Within the records below, reproduce without change the lines from the line that has "What D3.js code" through the line that has "60, 70, 80];", and only those.

— begin GIVEN DATA —

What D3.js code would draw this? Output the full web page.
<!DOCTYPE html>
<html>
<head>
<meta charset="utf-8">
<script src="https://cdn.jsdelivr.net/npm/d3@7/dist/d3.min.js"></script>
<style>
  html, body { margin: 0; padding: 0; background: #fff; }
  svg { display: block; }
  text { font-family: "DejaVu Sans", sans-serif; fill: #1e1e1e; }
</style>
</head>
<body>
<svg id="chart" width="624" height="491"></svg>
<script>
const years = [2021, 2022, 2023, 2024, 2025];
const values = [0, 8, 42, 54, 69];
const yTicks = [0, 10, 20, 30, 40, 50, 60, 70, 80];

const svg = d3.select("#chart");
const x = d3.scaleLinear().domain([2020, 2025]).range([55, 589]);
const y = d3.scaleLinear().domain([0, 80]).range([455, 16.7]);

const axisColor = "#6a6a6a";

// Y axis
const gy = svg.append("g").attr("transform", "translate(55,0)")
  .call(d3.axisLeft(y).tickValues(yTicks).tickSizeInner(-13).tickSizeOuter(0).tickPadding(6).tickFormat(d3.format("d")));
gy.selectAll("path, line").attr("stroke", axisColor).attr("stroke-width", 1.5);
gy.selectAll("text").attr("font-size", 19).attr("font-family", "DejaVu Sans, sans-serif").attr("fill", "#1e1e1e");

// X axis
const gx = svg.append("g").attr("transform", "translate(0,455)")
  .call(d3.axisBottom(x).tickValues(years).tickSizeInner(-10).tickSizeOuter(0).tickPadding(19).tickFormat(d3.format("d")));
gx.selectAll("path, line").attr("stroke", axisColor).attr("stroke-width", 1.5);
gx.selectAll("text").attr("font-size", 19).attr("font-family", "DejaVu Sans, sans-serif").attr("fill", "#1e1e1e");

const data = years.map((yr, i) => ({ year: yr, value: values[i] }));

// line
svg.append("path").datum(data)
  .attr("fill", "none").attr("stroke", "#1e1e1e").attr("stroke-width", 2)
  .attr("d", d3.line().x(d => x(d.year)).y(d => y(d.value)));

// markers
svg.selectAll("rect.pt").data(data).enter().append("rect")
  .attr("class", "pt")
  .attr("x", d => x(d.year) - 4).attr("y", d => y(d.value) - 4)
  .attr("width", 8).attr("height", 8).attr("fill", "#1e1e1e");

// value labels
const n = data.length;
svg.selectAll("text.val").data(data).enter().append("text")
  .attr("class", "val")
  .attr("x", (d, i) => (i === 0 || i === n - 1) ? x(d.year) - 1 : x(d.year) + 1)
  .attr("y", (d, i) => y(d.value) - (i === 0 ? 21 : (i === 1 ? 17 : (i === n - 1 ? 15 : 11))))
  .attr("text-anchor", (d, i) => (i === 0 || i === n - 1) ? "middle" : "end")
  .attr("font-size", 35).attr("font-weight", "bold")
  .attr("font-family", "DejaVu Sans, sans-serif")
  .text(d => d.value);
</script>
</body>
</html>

— end GIVEN DATA —
— begin GIVEN DATA —

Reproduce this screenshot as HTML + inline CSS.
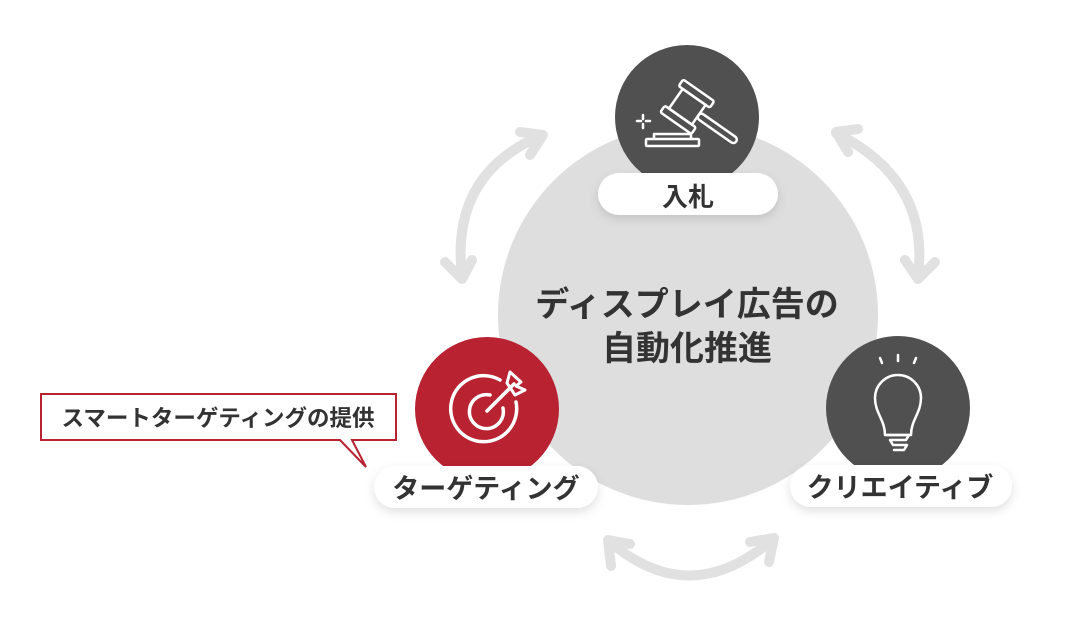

— end GIVEN DATA —

== FULL RESPONSE ==
What D3.js code would draw this? Output the full web page.
<!DOCTYPE html>
<html>
<head>
<meta charset="utf-8">
<script src="https://cdn.jsdelivr.net/npm/d3@7/dist/d3.min.js"></script>
<style>
  html, body { margin: 0; padding: 0; background: #fff; }
  svg { display: block; }
  text { font-family: "DejaVu Sans", sans-serif; fill: #1e1e1e; }
</style>
</head>
<body>
<svg id="chart" width="624" height="491"></svg>
<script>
const years = [2021, 2022, 2023, 2024, 2025];
const values = [0, 8, 42, 54, 69];
const yTicks = [0, 10, 20, 30, 40, 50, 60, 70, 80];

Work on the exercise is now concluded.